De cada vez que alguém diz que até tem um amigo preto, é racismo.
De cada vez que alguém se surpreende porque há um preto poliglota, é racismo.
De cada vez que há alguém que conta uma piada racista, é racismo.
De cada vez que alguém se espanta porque um preto é inteligente, é racismo.
De cada vez que alguém tem medo de alguém com quem se cruza na rua só porque não é branco, é racismo.
De cada vez que alguém me diz que não pareço mestiça, é racismo.

E é preciso combatê-lo. É preciso não ficar calado perante ele. É preciso ensinar que é errado. Que não se pode. Que é ridículo. Que é feio.

Da mesma forma, ser anti-racista não é defender apenas o lado africano.
De cada vez que alguém se refere a outro humano como branco, é racismo.
De cada vez que alguém chama azeitola ou neto do colono a um branco, é racismo.
De cada vez que alguém fala crioulo na presença de quem não percebe a conversa, é racismo.
De cada vez que alguém critica outra pessoa por ter casado com um pula, é racismo.
De cada vez que alguém parte do princípio que o racismo parte exclusivamente de quem não é negro, é racismo.
De cada vez que alguém age com desconfiança relativamente a outro por ter um tom de pele diferente, é racismo.

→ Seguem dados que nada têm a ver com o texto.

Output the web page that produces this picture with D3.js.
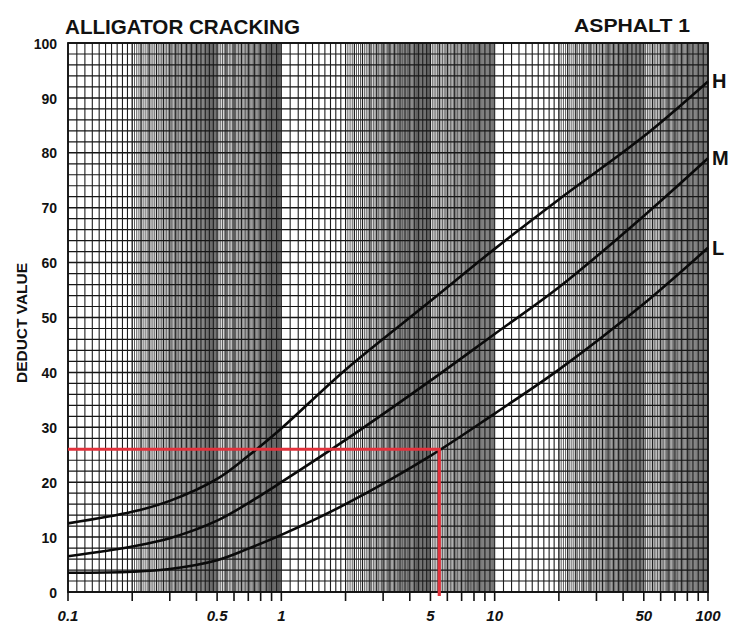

Já fui insultada pelos dois lados que foco aqui e que se esquecem de que não há lados. Somos todos humanos e eu sou a prova viva disso.
Somos todos gente.
Somos todos.

Magoa-me que no MODAAFRICA me tenham perguntado o que raio estava a fazer ali, porque sou branca. Curioso que a directora do evento tenha nascido em Aveiro, seja filha de pais portugueses, tenha pele clara. Como o meu pai, que sendo um alfacinha de gema, sempre disse saber ser mestiço - alguém vai negar que Portugal foi morada de árabes, visigodos e de tantos outros povos que não cabem na caixinha do ariano?
Magoa-me que em Angola me tenham insultado na rua, que me tenham dito para voltar para a minha terra. Eu estava na minha terra.
Magoa-me que uma fulana me tenha dito que não queria ser parecida com a Mariza, porque ela é preta.
Magoa-me que não saibamos todos que o ser vai além do corpo. 
Que somos todos pó de estrelas, que somos todos alma e espírito para lá do visível.
Que o essencial é invisível aos olhos.